La Caravelle Anquetil

Le vélo est à l’évidence une machine à remonter le temps qui nous ramène vers les berges de l’enfance chaque fois qu’on l’enfourche. Suivre une étape du Tour procure la même sensation. On est à la fois maintenant et hier voire avant-hier. Un coureur d’aujourd’hui, par son allure, sa façon de pédaler, de rouler ou de se mettre en danseuse, nous rappelle d’autres champions du passé. Contador est un précipité de Bahamontes, Quintana nous ramène à Lucho Herrera. Il n’y a que Froome, avec son style bien à part, qui ne ressemble qu’à Froome…

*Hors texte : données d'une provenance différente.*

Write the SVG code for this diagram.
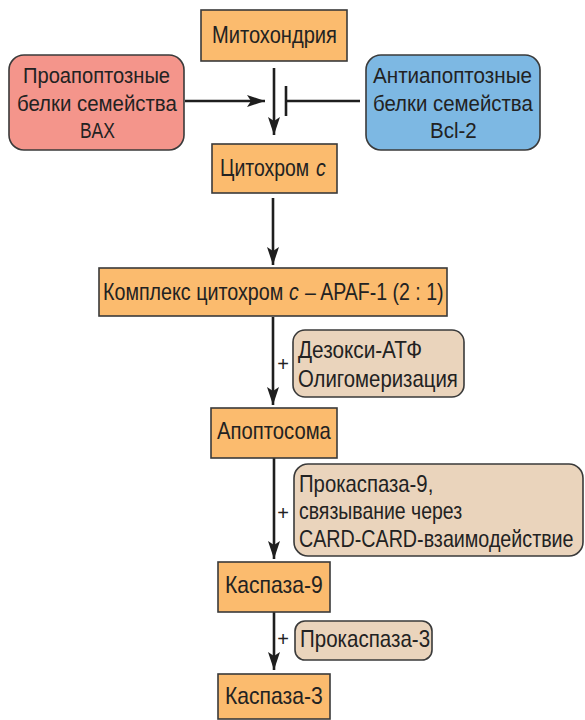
<svg xmlns="http://www.w3.org/2000/svg" width="585" height="720" viewBox="0 0 585 720">
<style>
  text { font-family: "Liberation Sans", Arial, sans-serif; font-size: 23px; fill: #222222; }
  .side { font-size: 22px; }
  .it { font-style: italic; }
  .box { fill: #FBBB6E; stroke: #3a3a3a; stroke-width: 1.6; }
  .red { fill: #F4958B; stroke: #3a3a3a; stroke-width: 1.6; }
  .blue { fill: #7DB8E3; stroke: #3a3a3a; stroke-width: 1.6; }
  .beige { fill: #EAD4BC; stroke: #3a3a3a; stroke-width: 1.6; }
  .line { stroke: #1e1e1e; stroke-width: 2.6; fill: none; }
  .plus { font-size: 20px; }
</style>
<defs>
  <marker id="ah" markerWidth="18" markerHeight="12" refX="18" refY="6" orient="auto" markerUnits="userSpaceOnUse" viewBox="0 0 18 12">
    <path d="M0,0 L18,6 L0,12 L4,6 Z" fill="#1e1e1e"/>
  </marker>
</defs>

<g id="connectors">
  <line class="line" x1="274" y1="68" x2="274" y2="135" marker-end="url(#ah)"/>
  <line class="line" x1="185" y1="101" x2="265" y2="101" marker-end="url(#ah)"/>
  <line class="line" x1="360" y1="101" x2="286" y2="101"/>
  <line class="line" x1="286" y1="86" x2="286" y2="116"/>
  <line class="line" x1="273" y1="198" x2="273" y2="265" marker-end="url(#ah)"/>
  <line class="line" x1="273" y1="317" x2="273" y2="405" marker-end="url(#ah)"/>
  <line class="line" x1="274" y1="458" x2="274" y2="559" marker-end="url(#ah)"/>
  <line class="line" x1="274" y1="612" x2="274" y2="670" marker-end="url(#ah)"/>
  <text class="plus" x="283" y="371" text-anchor="middle">+</text>
  <text class="plus" x="283" y="520" text-anchor="middle">+</text>
  <text class="plus" x="283" y="646" text-anchor="middle">+</text>
</g>

<g id="mitochondria">
  <rect class="box" x="201" y="10" width="146" height="51"/>
  <text transform="translate(212,43) scale(0.85,1)" textLength="147" lengthAdjust="spacingAndGlyphs">Митохондрия</text>
</g>

<g id="bax">
  <rect class="red" x="9" y="55" width="175" height="95" rx="15"/>
  <text class="side" transform="translate(23,83) scale(0.85,1)" textLength="173" lengthAdjust="spacingAndGlyphs">Проапоптозные</text>
  <text class="side" transform="translate(17,111) scale(0.85,1)" textLength="188" lengthAdjust="spacingAndGlyphs">белки семейства</text>
  <text class="side" transform="translate(80,138) scale(0.85,1)" textLength="41" lengthAdjust="spacingAndGlyphs">BAX</text>
</g>

<g id="bcl2">
  <rect class="blue" x="366" y="55" width="174" height="95" rx="15"/>
  <text class="side" transform="translate(373,83) scale(0.85,1)" textLength="187" lengthAdjust="spacingAndGlyphs">Антиапоптозные</text>
  <text class="side" transform="translate(373,111) scale(0.85,1)" textLength="188" lengthAdjust="spacingAndGlyphs">белки семейства</text>
  <text class="side" transform="translate(430,138) scale(0.85,1)" textLength="55" lengthAdjust="spacingAndGlyphs">Bcl-2</text>
</g>

<g id="cytochrome">
  <rect class="box" x="212" y="144" width="125" height="49"/>
  <text transform="translate(220,176) scale(0.85,1)" textLength="105" lengthAdjust="spacingAndGlyphs">Цитохром</text>
  <text class="it" transform="translate(316,176) scale(0.85,1)">c</text>
</g>

<g id="complex">
  <rect class="box" x="99" y="268" width="348" height="48"/>
  <text transform="translate(103,300) scale(0.85,1)" textLength="212" lengthAdjust="spacingAndGlyphs">Комплекс цитохром</text>
  <text class="it" transform="translate(289,300) scale(0.85,1)">c</text>
  <text transform="translate(305,300) scale(0.85,1)" textLength="163" lengthAdjust="spacingAndGlyphs">– APAF-1 (2 : 1)</text>
</g>

<g id="deoxy">
  <rect class="beige" x="293" y="330" width="171" height="67" rx="12"/>
  <text transform="translate(298,358) scale(0.85,1)" textLength="146" lengthAdjust="spacingAndGlyphs">Дезокси-АТФ</text>
  <text transform="translate(298,387) scale(0.85,1)" textLength="188" lengthAdjust="spacingAndGlyphs">Олигомеризация</text>
</g>

<g id="apoptosome">
  <rect class="box" x="211" y="408" width="126" height="50"/>
  <text transform="translate(217,439) scale(0.85,1)" textLength="134" lengthAdjust="spacingAndGlyphs">Апоптосома</text>
</g>

<g id="procaspase9">
  <rect class="beige" x="294" y="464" width="289" height="92" rx="14"/>
  <text transform="translate(299,492) scale(0.85,1)" textLength="158" lengthAdjust="spacingAndGlyphs">Прокаспаза-9,</text>
  <text transform="translate(299,519) scale(0.85,1)" textLength="192" lengthAdjust="spacingAndGlyphs">связывание через</text>
  <text transform="translate(299,547) scale(0.85,1)" textLength="323" lengthAdjust="spacingAndGlyphs">CARD-CARD-взаимодействие</text>
</g>

<g id="caspase9">
  <rect class="box" x="218" y="562" width="112" height="50"/>
  <text transform="translate(225,593) scale(0.85,1)" textLength="115" lengthAdjust="spacingAndGlyphs">Каспаза-9</text>
</g>

<g id="procaspase3">
  <rect class="beige" x="295" y="621" width="137" height="39" rx="10"/>
  <text transform="translate(300,647) scale(0.85,1)" textLength="153" lengthAdjust="spacingAndGlyphs">Прокаспаза-3</text>
</g>

<g id="caspase3">
  <rect class="box" x="218" y="674" width="112" height="45"/>
  <text transform="translate(225,704) scale(0.85,1)" textLength="115" lengthAdjust="spacingAndGlyphs">Каспаза-3</text>
</g>
</svg>
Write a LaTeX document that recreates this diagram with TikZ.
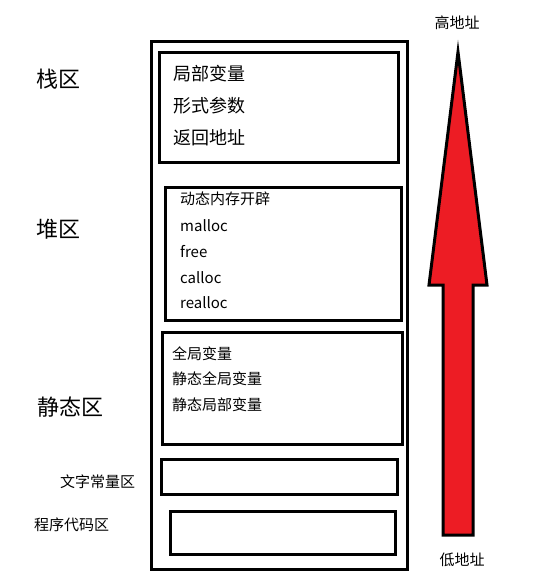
\documentclass[tikz,border=0pt]{standalone}
\usepackage{fontspec}
\setmainfont{Noto Sans CJK SC}
\usetikzlibrary{positioning}

\begin{document}
\begin{tikzpicture}[
    x=1pt, y=-1pt,
    region/.style={draw, line width=3pt, rectangle, inner sep=0pt, anchor=north west},
    item/.style={anchor=west, inner sep=0pt, font=\fontsize{15}{15}\selectfont},
    bigitem/.style={anchor=west, inner sep=0pt, font=\fontsize{18}{18}\selectfont},
    area/.style={anchor=west, inner sep=0pt, font=\fontsize{22}{22}\selectfont},
    smallarea/.style={anchor=west, inner sep=0pt, font=\fontsize{15}{15}\selectfont},
    addr/.style={inner sep=0pt, font=\fontsize{15}{15}\selectfont},
    bigarrow/.style={draw, line width=3pt, fill=arrowred},
]
\definecolor{arrowred}{HTML}{ED1C24}
\useasboundingbox (0,0) rectangle (535,580);

% Memory
\node[region, minimum width=256pt, minimum height=528pt] (memory) at (150,40) {};

% Stack
\node[region, minimum width=239pt, minimum height=110pt] (stackbox) at (158,51) {};
\node[bigitem] (local) at (173,74) {局部变量};
\node[bigitem] (param) at (173,106) {形式参数};
\node[bigitem] (ret) at (173,138) {返回地址};

% Heap
\node[region, minimum width=236pt, minimum height=133pt] (heapbox) at (164,186) {};
\node[item] (dyn) at (180,199) {动态内存开辟};
\node[item] (malloc) at (180,226) {malloc};
\node[item] (free) at (180,252) {free};
\node[item] (calloc) at (180,278) {calloc};
\node[item] (realloc) at (180,303) {realloc};

% Static
\node[region, minimum width=240pt, minimum height=112pt] (staticbox) at (161,331) {};
\node[item] (global) at (172,354) {全局变量};
\node[item] (sglobal) at (172,379) {静态全局变量};
\node[item] (slocal) at (172,405) {静态局部变量};

% Literals and code
\node[region, minimum width=236pt, minimum height=35pt] (constbox) at (160,458) {};
\node[region, minimum width=225pt, minimum height=43pt] (codebox) at (169,510) {};

% Area names
\node[area] (stack) at (36,79) {栈区};
\node[area] (heap) at (36,229) {堆区};
\node[area] (static) at (37,407) {静态区};
\node[smallarea] (const) at (60,482) {文字常量区};
\node[smallarea] (code) at (34,525) {程序代码区};

% Address arrow
\node[addr] (high) at (457,23) {高地址};
\node[addr] (low) at (462,560) {低地址};
\draw[bigarrow] (458,52) -- (487,285) -- (473,285) -- (473,535)
    -- (443,535) -- (443,285) -- (429,285) -- cycle;

\end{tikzpicture}
\end{document}
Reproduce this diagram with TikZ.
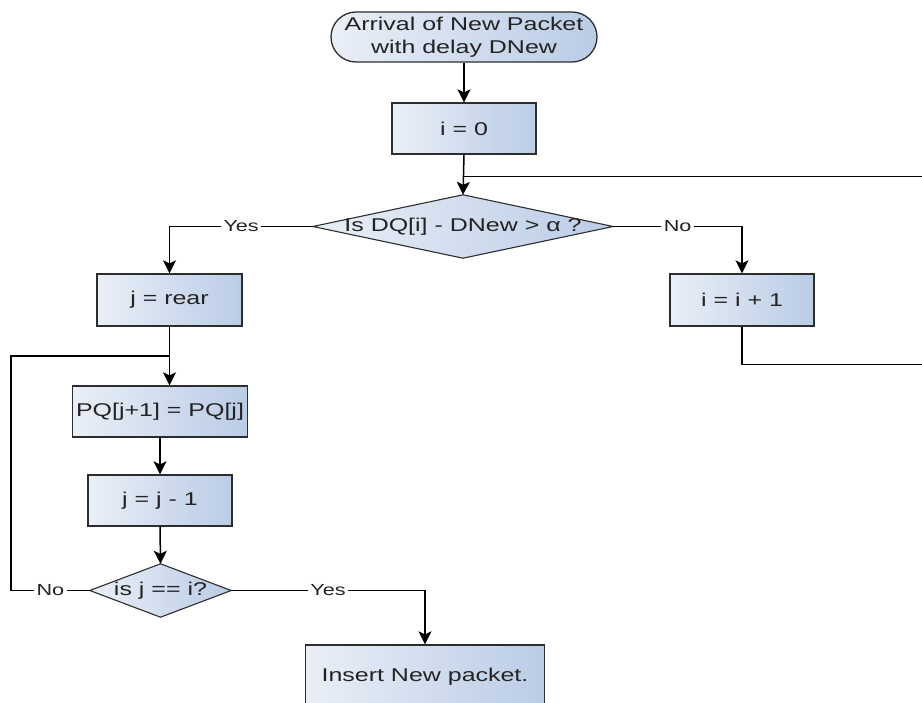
\documentclass[tikz,border=0pt]{standalone}
\usepackage{fontspec}
\setmainfont{Liberation Sans}[FakeStretch=1.35]
\usetikzlibrary{arrows.meta,backgrounds}
\definecolor{boxL}{RGB}{234,239,247}
\definecolor{boxR}{RGB}{186,204,230}
\definecolor{edgec}{RGB}{45,45,45}
\definecolor{txtc}{RGB}{35,35,35}
\begin{document}
\begin{tikzpicture}[x=1pt,y=-1pt,
  proc/.style={draw=edgec, line width=1.3pt, left color=boxL, right color=boxR,
    text=txtc, font=\fontsize{18.5}{22.5}\selectfont, inner sep=0pt,
    minimum width=144pt, minimum height=51pt},
  term/.style={proc, rounded corners=25pt, align=center},
  hid/.style={inner sep=0pt, text=txtc, font=\fontsize{18.5}{22.5}\selectfont},
  diashade/.style={draw=edgec, line width=1.1pt, left color=boxL, right color=boxR},
  conn/.style={draw=black, line width=1.5pt},
  arr/.style={conn, -{Stealth[length=13pt,width=13pt,inset=3pt]}},
  lab/.style={fill=white, inner sep=2.5pt, text=txtc, font=\fontsize{16}{18}\selectfont}]
\useasboundingbox (0,0) rectangle (922,703);

% nodes
\node[term, minimum width=266pt, minimum height=50pt] (st) at (464,37)
  {Arrival of New Packet\\with delay DNew};
\node[proc] (b0) at (464,128.5) {i = 0};
\node[hid, minimum width=300pt, minimum height=63pt] (d1) at (463,226.5)
  {Is DQ[i] - DNew > α ?};
\node[proc, minimum width=145pt, minimum height=52pt] (jr) at (169.5,300) {j = rear};
\node[proc, minimum height=52pt] (i1) at (742,300) {i = i + 1};
\node[proc, minimum width=175pt] (pq) at (160,411.5) {PQ[j+1] = PQ[j]};
\node[proc] (jj) at (160,500.5) {j = j - 1};
\node[hid, minimum width=141pt, minimum height=53pt] (d2) at (160.5,590.5)
  {is j == i?};
\node[proc, minimum width=239pt, minimum height=64pt] (ins) at (425,677)
  {Insert New packet.};

\begin{scope}[on background layer]
  \path[diashade] (d1.north) -- (d1.east) -- (d1.south) -- (d1.west) -- cycle;
  \path[diashade] (d2.north) -- (d2.east) -- (d2.south) -- (d2.west) -- cycle;
\end{scope}

% free ends and bends
\coordinate (rt) at (922,176.5);
\coordinate (rb) at (922,364.5);
\coordinate (lb) at (11,590.5);
\coordinate (lt) at (11,356);

% connectors
\draw[arr] (st.south) -- (b0.north);
\draw[arr] (b0.south) -- (d1.north);
\draw[conn] (rt) -- (b0.south |- rt);
\draw[arr] (d1.west) -| node[lab, pos=0.25] {Yes} (jr.north);
\draw[arr] (d1.east) -| node[lab, pos=0.25] {No} (i1.north);
\draw[conn] (i1.south) |- (rb);
\draw[arr] (jr.south) -- (jr.south |- pq.north);
\draw[arr] (pq.south) -- (jj.north);
\draw[arr] (jj.south) -- (d2.north);
\draw[conn] (d2.west) -- node[lab] {No} (lb) -- (lt) -- (jr.south |- lt);
\draw[arr] (d2.east) -| node[lab, pos=0.25] {Yes} (ins.north);
\end{tikzpicture}
\end{document}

Le vélo est aussi une machine à raccourcir le temps. Faire qu’une heure dure moins d’une heure, et une minute moins de soixante secondes. Le premier à nous avoir enseigné l’art de l’ellipse sur une bécane s’appelait Jacques Anquetil. L’écrivain cycliste Paul Fournel a résumé l’affaire à merveille avec cette fulgurante formule – ou formule 1 : "Anquetil pédalait blond". Maitre Jacques était le maître des horloges. Il tordait le temps à sa volonté, démontrant à chaque épreuve de vérité qu’il n‘était en rien un être temporel. C’est Raymond Poulidor qui, en 1962, fut témoin de cette apparition quasi surnaturelle. Il l’a raconté avec ses mots à lui, en toute simplicité, avec sa modestie coutumière : "À trois jours de l’arrivée de mon premier Tour de France, il y a un contre-la-montre qui se termine à Lyon. Planckaert porte le maillot jaune. Anquetil est deuxième, moi troisième. Jacques me rejoint à 20 kilomètres de l’arrivée. Là, mon directeur sportif Antonin Magne me klaxonne : "Garez-vous Raymond, admirez la caravelle qui passe.” Je l’ai regardé : il glissait sur la route." Une flamme qui n’en finit pas de briller dans l’histoire du cyclisme. Anquetil se voulait furtif. Il est éternel.